>> BEGIN
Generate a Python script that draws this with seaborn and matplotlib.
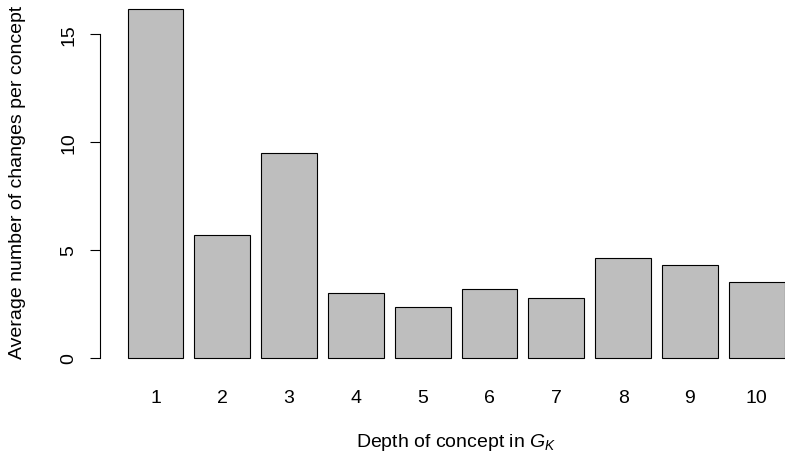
import matplotlib
matplotlib.use("Agg")
import matplotlib.pyplot as plt
import seaborn as sns
import pandas as pd

# values
depths = ["1", "2", "3", "4", "5", "6", "7", "8", "9", "10"]
avg_changes = [16.16, 5.69, 9.48, 3.02, 2.35, 3.18, 2.78, 4.62, 4.32, 3.50]
y_ticks = [0, 5, 10, 15]

df = pd.DataFrame({"depth": depths, "changes": avg_changes})

sns.set_theme(style="white")
plt.rcParams["font.family"] = ["Liberation Sans", "DejaVu Sans"]
plt.rcParams["mathtext.fontset"] = "custom"
plt.rcParams["mathtext.rm"] = "Liberation Sans"
plt.rcParams["mathtext.it"] = "Liberation Sans:italic"
plt.rcParams["text.color"] = "black"
plt.rcParams["axes.labelcolor"] = "black"

W, H = 785, 464
fig = plt.figure(figsize=(W / 100, H / 100), dpi=100)
# plot region in pixels (R style base-graphics layout)
left_px, top_px, bottom_px = 102, 0, 373
ax = fig.add_axes([left_px / W, (H - bottom_px) / H, (W - left_px) / W, (bottom_px - top_px) / H])

sns.barplot(data=df, x="depth", y="changes", order=depths, color="#bebebe",
            saturation=1, edgecolor="black", linewidth=0.8, width=0.833, ax=ax)

# scale: bar centers 66.8 px apart, first at 155.5 px; y 21.6 px/unit, 0 at 359 px
ax.set_xlim((left_px - 155.5) / 66.8, (W - 155.5) / 66.8)
ax.set_ylim(-(bottom_px - 359) / 21.6, (359 - top_px) / 21.6)

for s in ["top", "right", "bottom"]:
    ax.spines[s].set_visible(False)
ax.spines["left"].set_bounds(0, 15)
ax.spines["left"].set_position(("outward", 1.5))
ax.spines["left"].set_color("black")
ax.spines["left"].set_linewidth(0.8)

ax.set_yticks(y_ticks)
ax.set_yticklabels([str(t) for t in y_ticks], rotation=90, va="center")
ax.tick_params(axis="y", left=True, length=7.2, width=0.8, direction="out",
               pad=9, labelsize=14, colors="black")
ax.tick_params(axis="x", bottom=False, length=0, pad=12, labelsize=14, colors="black")

ax.set_xlabel("Depth of concept in $G_K$", fontsize=14, va="center")
ax.set_ylabel("Average number of changes per concept", fontsize=14, va="center")
ax.xaxis.set_label_coords((456 - left_px) / (W - left_px), (bottom_px - 443) / (bottom_px - top_px))
ax.yaxis.set_label_coords((18 - left_px) / (W - left_px), (bottom_px - 182.5) / (bottom_px - top_px))

fig.savefig("out.png", dpi=100)
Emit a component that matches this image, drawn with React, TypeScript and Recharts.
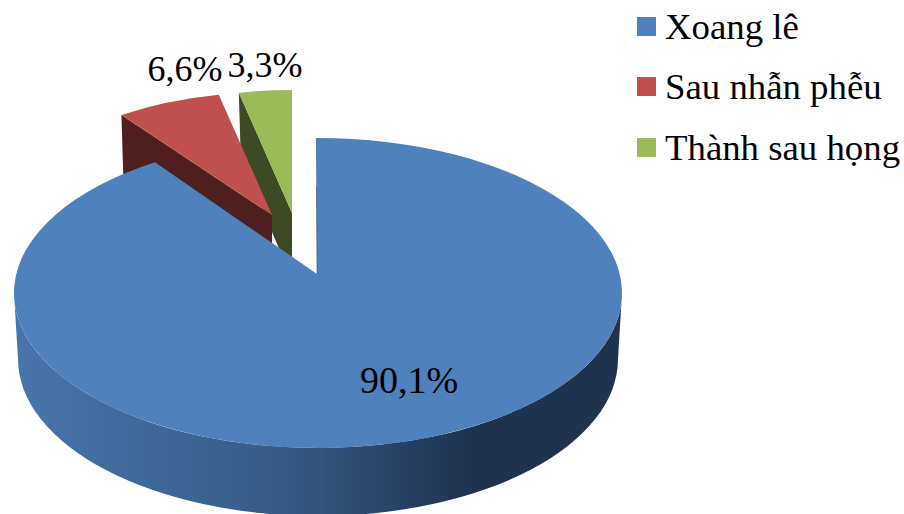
>> END
__Task goal__. Start at the top of the entries and repeat each line exactly, ending at the line that contains "import pandas as pd". Pictures are not part of the copy.

__Answer to this exercise__.
Generate a Python script that draws this with seaborn and matplotlib.
import matplotlib
matplotlib.use("Agg")
import matplotlib.pyplot as plt
import seaborn as sns
import pandas as pd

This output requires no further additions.